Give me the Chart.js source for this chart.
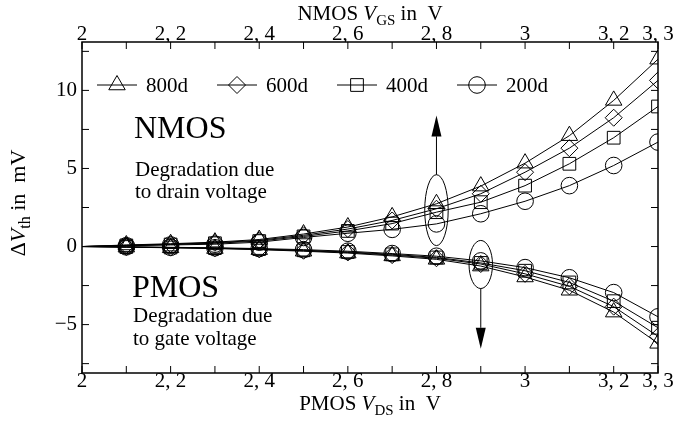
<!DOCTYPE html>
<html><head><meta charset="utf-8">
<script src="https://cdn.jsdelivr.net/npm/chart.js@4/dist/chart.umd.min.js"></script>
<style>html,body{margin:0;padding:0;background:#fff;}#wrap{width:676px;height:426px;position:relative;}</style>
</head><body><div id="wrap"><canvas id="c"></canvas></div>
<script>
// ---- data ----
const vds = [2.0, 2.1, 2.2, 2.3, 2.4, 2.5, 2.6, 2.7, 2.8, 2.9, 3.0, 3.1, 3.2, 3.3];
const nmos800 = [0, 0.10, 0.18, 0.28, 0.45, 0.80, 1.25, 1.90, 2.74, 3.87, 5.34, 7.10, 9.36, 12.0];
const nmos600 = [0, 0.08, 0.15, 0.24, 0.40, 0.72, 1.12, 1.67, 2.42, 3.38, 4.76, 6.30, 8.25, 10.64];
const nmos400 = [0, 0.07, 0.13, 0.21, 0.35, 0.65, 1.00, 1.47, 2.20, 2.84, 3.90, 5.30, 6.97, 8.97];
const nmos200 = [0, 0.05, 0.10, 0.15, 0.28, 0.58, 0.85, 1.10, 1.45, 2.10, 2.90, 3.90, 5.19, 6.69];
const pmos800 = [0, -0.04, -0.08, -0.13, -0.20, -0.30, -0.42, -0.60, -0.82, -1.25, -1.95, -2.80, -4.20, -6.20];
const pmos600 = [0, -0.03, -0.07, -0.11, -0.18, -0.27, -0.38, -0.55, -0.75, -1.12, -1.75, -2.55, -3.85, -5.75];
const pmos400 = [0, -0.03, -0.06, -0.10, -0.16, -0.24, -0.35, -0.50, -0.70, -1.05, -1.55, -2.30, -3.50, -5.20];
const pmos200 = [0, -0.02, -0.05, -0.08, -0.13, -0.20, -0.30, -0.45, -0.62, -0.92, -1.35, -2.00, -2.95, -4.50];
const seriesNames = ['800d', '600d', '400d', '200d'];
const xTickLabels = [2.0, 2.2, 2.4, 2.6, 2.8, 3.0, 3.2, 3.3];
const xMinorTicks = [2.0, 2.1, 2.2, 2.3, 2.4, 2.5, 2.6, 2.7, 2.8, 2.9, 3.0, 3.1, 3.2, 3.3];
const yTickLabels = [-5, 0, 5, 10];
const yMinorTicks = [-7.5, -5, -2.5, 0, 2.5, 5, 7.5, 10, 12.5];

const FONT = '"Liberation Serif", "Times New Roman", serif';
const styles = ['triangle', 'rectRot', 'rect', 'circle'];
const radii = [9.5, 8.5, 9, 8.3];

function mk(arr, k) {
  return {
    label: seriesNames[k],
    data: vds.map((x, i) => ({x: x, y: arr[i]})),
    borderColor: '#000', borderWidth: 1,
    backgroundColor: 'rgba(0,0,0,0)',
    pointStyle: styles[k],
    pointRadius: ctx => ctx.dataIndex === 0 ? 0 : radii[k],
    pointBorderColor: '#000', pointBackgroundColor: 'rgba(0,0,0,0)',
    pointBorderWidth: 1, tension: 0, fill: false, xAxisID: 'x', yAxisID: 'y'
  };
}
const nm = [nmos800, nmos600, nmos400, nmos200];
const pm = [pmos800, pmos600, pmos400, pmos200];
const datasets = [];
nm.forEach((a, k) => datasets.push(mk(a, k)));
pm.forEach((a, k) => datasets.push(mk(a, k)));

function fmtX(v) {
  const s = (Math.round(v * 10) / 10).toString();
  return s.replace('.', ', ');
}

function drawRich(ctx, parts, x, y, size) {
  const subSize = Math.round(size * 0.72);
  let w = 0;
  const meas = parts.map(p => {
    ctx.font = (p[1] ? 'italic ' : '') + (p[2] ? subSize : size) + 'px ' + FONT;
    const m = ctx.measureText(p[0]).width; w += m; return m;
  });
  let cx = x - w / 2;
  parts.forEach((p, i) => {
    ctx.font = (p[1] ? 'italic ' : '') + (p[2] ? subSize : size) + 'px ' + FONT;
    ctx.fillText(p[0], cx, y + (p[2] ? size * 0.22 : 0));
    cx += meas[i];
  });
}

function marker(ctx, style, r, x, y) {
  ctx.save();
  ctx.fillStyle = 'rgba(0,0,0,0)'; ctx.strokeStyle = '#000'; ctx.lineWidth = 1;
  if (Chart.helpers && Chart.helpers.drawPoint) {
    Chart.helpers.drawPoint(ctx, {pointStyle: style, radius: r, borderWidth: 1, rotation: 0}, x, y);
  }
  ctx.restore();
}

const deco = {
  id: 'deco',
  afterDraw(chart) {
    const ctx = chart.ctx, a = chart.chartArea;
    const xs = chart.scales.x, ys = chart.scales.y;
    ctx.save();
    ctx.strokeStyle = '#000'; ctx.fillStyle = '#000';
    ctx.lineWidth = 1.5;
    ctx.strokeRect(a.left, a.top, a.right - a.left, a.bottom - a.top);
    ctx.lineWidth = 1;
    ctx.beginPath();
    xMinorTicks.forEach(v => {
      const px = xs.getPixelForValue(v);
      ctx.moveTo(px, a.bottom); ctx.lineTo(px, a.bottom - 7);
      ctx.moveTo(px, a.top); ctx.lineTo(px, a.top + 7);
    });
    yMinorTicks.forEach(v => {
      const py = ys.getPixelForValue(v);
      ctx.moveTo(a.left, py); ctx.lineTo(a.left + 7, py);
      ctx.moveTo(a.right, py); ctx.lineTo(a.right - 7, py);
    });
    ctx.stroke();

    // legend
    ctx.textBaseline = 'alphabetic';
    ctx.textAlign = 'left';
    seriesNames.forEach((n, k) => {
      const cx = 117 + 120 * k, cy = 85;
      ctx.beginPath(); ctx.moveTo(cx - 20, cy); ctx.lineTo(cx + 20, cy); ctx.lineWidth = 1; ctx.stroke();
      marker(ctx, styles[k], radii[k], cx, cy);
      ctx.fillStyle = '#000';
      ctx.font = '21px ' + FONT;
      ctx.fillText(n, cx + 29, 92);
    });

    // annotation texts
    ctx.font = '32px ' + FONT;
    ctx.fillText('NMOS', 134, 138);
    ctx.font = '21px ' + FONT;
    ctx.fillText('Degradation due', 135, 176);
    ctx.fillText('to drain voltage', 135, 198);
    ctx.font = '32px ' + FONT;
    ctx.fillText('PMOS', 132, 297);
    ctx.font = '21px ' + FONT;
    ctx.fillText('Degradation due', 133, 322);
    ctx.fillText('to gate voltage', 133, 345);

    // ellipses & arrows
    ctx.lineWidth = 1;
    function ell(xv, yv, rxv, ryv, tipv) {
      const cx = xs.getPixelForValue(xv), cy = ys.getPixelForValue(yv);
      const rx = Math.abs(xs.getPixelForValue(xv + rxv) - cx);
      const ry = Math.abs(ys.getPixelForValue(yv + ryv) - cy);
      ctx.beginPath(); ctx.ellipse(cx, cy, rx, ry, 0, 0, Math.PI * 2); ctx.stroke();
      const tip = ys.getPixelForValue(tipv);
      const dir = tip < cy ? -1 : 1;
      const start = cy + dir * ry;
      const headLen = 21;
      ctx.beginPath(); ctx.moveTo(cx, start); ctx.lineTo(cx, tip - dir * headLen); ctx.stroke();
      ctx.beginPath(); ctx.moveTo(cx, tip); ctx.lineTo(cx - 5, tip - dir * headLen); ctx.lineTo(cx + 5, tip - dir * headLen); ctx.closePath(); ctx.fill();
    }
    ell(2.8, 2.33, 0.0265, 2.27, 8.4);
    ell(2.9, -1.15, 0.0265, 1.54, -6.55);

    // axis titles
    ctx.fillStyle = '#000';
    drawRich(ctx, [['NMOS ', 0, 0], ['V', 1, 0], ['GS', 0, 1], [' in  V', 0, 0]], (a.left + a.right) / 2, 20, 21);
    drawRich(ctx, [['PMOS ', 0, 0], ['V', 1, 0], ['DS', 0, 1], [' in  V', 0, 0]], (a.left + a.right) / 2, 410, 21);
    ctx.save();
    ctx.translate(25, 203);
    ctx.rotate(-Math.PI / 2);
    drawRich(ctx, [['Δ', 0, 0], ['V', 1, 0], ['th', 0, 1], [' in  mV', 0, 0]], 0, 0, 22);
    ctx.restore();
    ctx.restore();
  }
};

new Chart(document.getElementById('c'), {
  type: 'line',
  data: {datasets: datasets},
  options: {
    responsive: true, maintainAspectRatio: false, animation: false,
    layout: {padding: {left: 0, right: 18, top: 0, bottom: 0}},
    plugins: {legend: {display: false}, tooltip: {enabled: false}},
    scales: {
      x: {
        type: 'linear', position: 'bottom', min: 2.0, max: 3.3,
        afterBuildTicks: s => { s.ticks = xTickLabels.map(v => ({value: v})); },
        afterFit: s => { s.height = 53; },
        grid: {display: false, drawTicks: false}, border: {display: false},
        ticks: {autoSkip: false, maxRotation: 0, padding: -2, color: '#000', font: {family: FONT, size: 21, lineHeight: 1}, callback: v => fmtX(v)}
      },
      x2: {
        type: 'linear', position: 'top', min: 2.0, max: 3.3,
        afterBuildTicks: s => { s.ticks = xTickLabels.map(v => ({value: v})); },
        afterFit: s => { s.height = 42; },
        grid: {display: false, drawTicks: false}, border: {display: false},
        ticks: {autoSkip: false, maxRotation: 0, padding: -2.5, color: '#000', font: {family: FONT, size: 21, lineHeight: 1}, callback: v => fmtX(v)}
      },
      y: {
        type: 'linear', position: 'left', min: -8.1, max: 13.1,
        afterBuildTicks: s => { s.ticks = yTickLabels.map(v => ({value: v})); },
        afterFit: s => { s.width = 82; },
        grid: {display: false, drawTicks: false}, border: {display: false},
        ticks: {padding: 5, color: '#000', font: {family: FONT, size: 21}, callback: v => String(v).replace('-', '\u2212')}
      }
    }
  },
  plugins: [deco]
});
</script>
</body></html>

━━━━━━━━━━━━━━━━━━━━

Give back exactly the lines from the first line of the data through the line with "const radii = [9.5, 8.5, 9, 8.3];", pictures excluded.

- Task solution:
Give me the Chart.js source for this chart.
<!DOCTYPE html>
<html><head><meta charset="utf-8">
<script src="https://cdn.jsdelivr.net/npm/chart.js@4/dist/chart.umd.min.js"></script>
<style>html,body{margin:0;padding:0;background:#fff;}#wrap{width:676px;height:426px;position:relative;}</style>
</head><body><div id="wrap"><canvas id="c"></canvas></div>
<script>
// ---- data ----
const vds = [2.0, 2.1, 2.2, 2.3, 2.4, 2.5, 2.6, 2.7, 2.8, 2.9, 3.0, 3.1, 3.2, 3.3];
const nmos800 = [0, 0.10, 0.18, 0.28, 0.45, 0.80, 1.25, 1.90, 2.74, 3.87, 5.34, 7.10, 9.36, 12.0];
const nmos600 = [0, 0.08, 0.15, 0.24, 0.40, 0.72, 1.12, 1.67, 2.42, 3.38, 4.76, 6.30, 8.25, 10.64];
const nmos400 = [0, 0.07, 0.13, 0.21, 0.35, 0.65, 1.00, 1.47, 2.20, 2.84, 3.90, 5.30, 6.97, 8.97];
const nmos200 = [0, 0.05, 0.10, 0.15, 0.28, 0.58, 0.85, 1.10, 1.45, 2.10, 2.90, 3.90, 5.19, 6.69];
const pmos800 = [0, -0.04, -0.08, -0.13, -0.20, -0.30, -0.42, -0.60, -0.82, -1.25, -1.95, -2.80, -4.20, -6.20];
const pmos600 = [0, -0.03, -0.07, -0.11, -0.18, -0.27, -0.38, -0.55, -0.75, -1.12, -1.75, -2.55, -3.85, -5.75];
const pmos400 = [0, -0.03, -0.06, -0.10, -0.16, -0.24, -0.35, -0.50, -0.70, -1.05, -1.55, -2.30, -3.50, -5.20];
const pmos200 = [0, -0.02, -0.05, -0.08, -0.13, -0.20, -0.30, -0.45, -0.62, -0.92, -1.35, -2.00, -2.95, -4.50];
const seriesNames = ['800d', '600d', '400d', '200d'];
const xTickLabels = [2.0, 2.2, 2.4, 2.6, 2.8, 3.0, 3.2, 3.3];
const xMinorTicks = [2.0, 2.1, 2.2, 2.3, 2.4, 2.5, 2.6, 2.7, 2.8, 2.9, 3.0, 3.1, 3.2, 3.3];
const yTickLabels = [-5, 0, 5, 10];
const yMinorTicks = [-7.5, -5, -2.5, 0, 2.5, 5, 7.5, 10, 12.5];

const FONT = '"Liberation Serif", "Times New Roman", serif';
const styles = ['triangle', 'rectRot', 'rect', 'circle'];
const radii = [9.5, 8.5, 9, 8.3];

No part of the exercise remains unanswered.